Today’s IT teams need to be at one with the business, urges Dominique Pardo, head of Group IT Services at energy giant Total — engaging in the wider business ecosystem, demonstrating collaborative skills and a sensitivity to the technology needs of their colleagues.
Deep technical skills alone are not sufficient for IT teams to succeed in the new era of the digitally enabled enterprise — particularly in an organization like Total, where business transformation and new ways of working are a fixture of the strategic agenda. That’s the view of Dominique Pardo, president of Total’s Global IT Services, the $209 billion French energy giant’s IT subsidiary, who is leading a change program within his own organization to parallel that of the wider business.
“Of course, IT employees need to acquire the skills related to these new technologies: cloud, infrastructure-as-code, DevOps, agile... and all with a single objective to accelerate the digital development capabilities at the core of the company. But this is not enough,” he says.
Pardo points to the fact that people across the multinational organization increasingly have advanced technology skills too, dubbing them “user-collaborators.”
“In about 10 years’ time, everyone will be able to use digital tools,” he believes, and refers to how technological revolutions in history have eventually led to new skills being adopted by a wider user base. “When printing was invented, there were only a few people who could actually read and knew how to use a book. It’s the same thing now. Digital, artificial intelligence, and so on are coming into the hands of [non-IT] people.
As a growing number of colleagues rapidly acquire those skills, so IT teams must operate increasingly closely with the rest of the business to deliver genuine value, he argues. “Our employees must work in an ecosystem as a group and acquire collaborative skills. They must be able to better understand the needs of the business, and also their expectations — as responding to expectations and responding to needs are not exactly the same thing. Therefore, they must acquire ‘soft skills’: the ability to collaborate, the ability to understand others, the ability to interact in a matrix that is always changing, depending on the position someone has in the company and depending on its ecosystem.”
And this is one of the most challenging — albeit most crucial — elements of the job, he argues. “For me, these soft skills are essential. IT is used to acquiring technical skills and has been doing so since time immemorial. The pace of technology runs very, very fast. Nevertheless, this is inherent in the IT profession and it’s not that hard to acquire those skills – but it is much more difficult to acquire the soft skills.”

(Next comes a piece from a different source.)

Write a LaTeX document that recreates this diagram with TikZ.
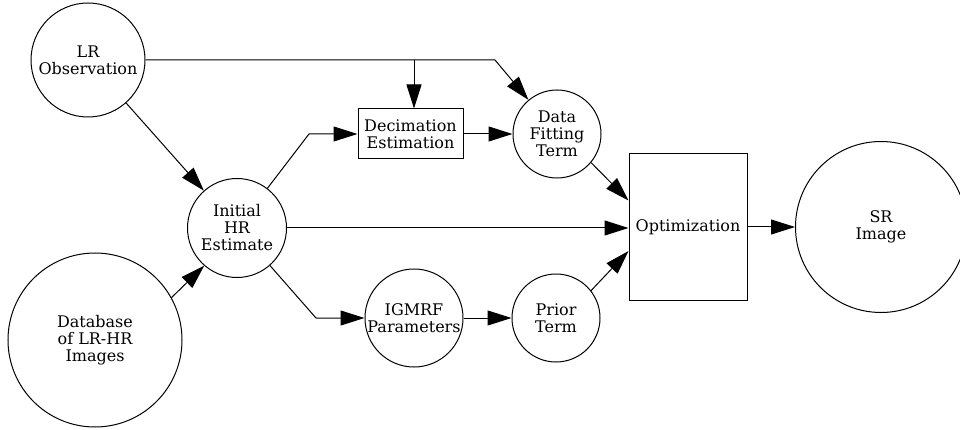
\documentclass[tikz,border=0pt]{standalone}
\usepackage{fontspec}
\setmainfont{DejaVu Serif}
\usetikzlibrary{arrows.meta,calc}
\begin{document}
\begin{tikzpicture}[x=1pt,y=-1pt,
  every node/.style={font=\fontsize{16}{17}\selectfont, align=center, inner sep=0pt},
  circ/.style={draw, circle, line width=1pt},
  boxn/.style={draw, rectangle, line width=1pt},
  conn/.style={line width=1pt, -{Triangle[length=24pt,width=15pt]}}]
\useasboundingbox (0,0) rectangle (960,430);
\node[circ, minimum size=114pt] (lr) at (88,60) {LR\\Observation};
\node[circ, minimum size=99pt] (ihr) at (237,228) {Initial\\HR\\Estimate};
\node[circ, minimum size=174pt] (db) at (95,340) {Database\\of LR-HR\\Images};
\node[circ, minimum size=98pt] (igmrf) at (414,318) {IGMRF\\Parameters};
\node[circ, minimum size=88pt] (prior) at (556,318) {Prior\\Term};
\node[circ, minimum size=88pt] (df) at (557,134) {Data\\Fitting\\Term};
\node[boxn, minimum width=105pt, minimum height=50pt] (dec) at (410.5,134) {Decimation\\Estimation};
\node[boxn, minimum width=118pt, minimum height=147pt] (opt) at (688,227) {Optimization};
\node[circ, minimum size=171pt] (sr) at (881,227) {SR\\Image};
\coordinate (j1) at (495,60);
\coordinate (j2) at (414,60);
\coordinate (b1) at (309,134);
\coordinate (b2) at (316,318);
\draw[conn] (lr.east) -- (j1) -- (df);
\draw[conn] (j2) -- (j2 |- dec.north);
\draw[conn] (lr) -- (ihr);
\draw[conn] (ihr) -- (b1) -- (dec.west);
\draw[conn] (ihr) -- (b2) -- (igmrf.west);
\draw[conn] (ihr.east) -- (ihr.east -| opt.west);
\draw[conn] (dec) -- (df);
\draw[conn] (igmrf) -- (prior);
\draw[conn] (df.-40) -- (opt.156);
\draw[conn] (prior.38) -- (opt.202);
\draw[conn] (opt.east) -- (sr.west);
\draw[conn] (db.29) -- (ihr.229);
\end{tikzpicture}
\end{document}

Enabling the workplace of the future
Allied to this heightened appetite for collaboration, Pardo has a clear vision of the digitally enabled workplace for Total’s 100,000 employees, who operate in 130 countries in diverse environments that range from 800 industrial sites to 14,000 service stations. “With the development of digital technology, teleworking, remote collaboration and so on, you first have to ask yourself a question: What role will the workplace play?” he says. “Whether it’s Total or for other companies, the workplace will be used to make social connections and therefore we will need to imagine an environment that makes it possible to do that.”
He points to his own day-to-day experience as an example. “I already work with teams who could be in Singapore or Houston. I don't see them every day but I have tools that allow me to make a connection very efficiently with these collaborators. Our places of work will increasingly have to be thought of in that way.”
The key value-driver is ensuring the workplaces can be adapted to the needs of Total’s diverse range of users, he argues. “We need to have spaces that we can configure differently, for people who work in project mode, people who work in expertise mode, and so on. These people do not need the same place of work. So for me the essential thing is the capacity for continuous change in a workplace — and the workplace must be adapted both to the collective requirements but at the same time to the individual.”
By delivering on this, the benefits of a diverse workforce can be maximised. “I don’t believe in workplaces where everyone is the same, where everyone uses the same model,” he says. “So just as diversity brings value, diversity of workplace configurations will also bring value.”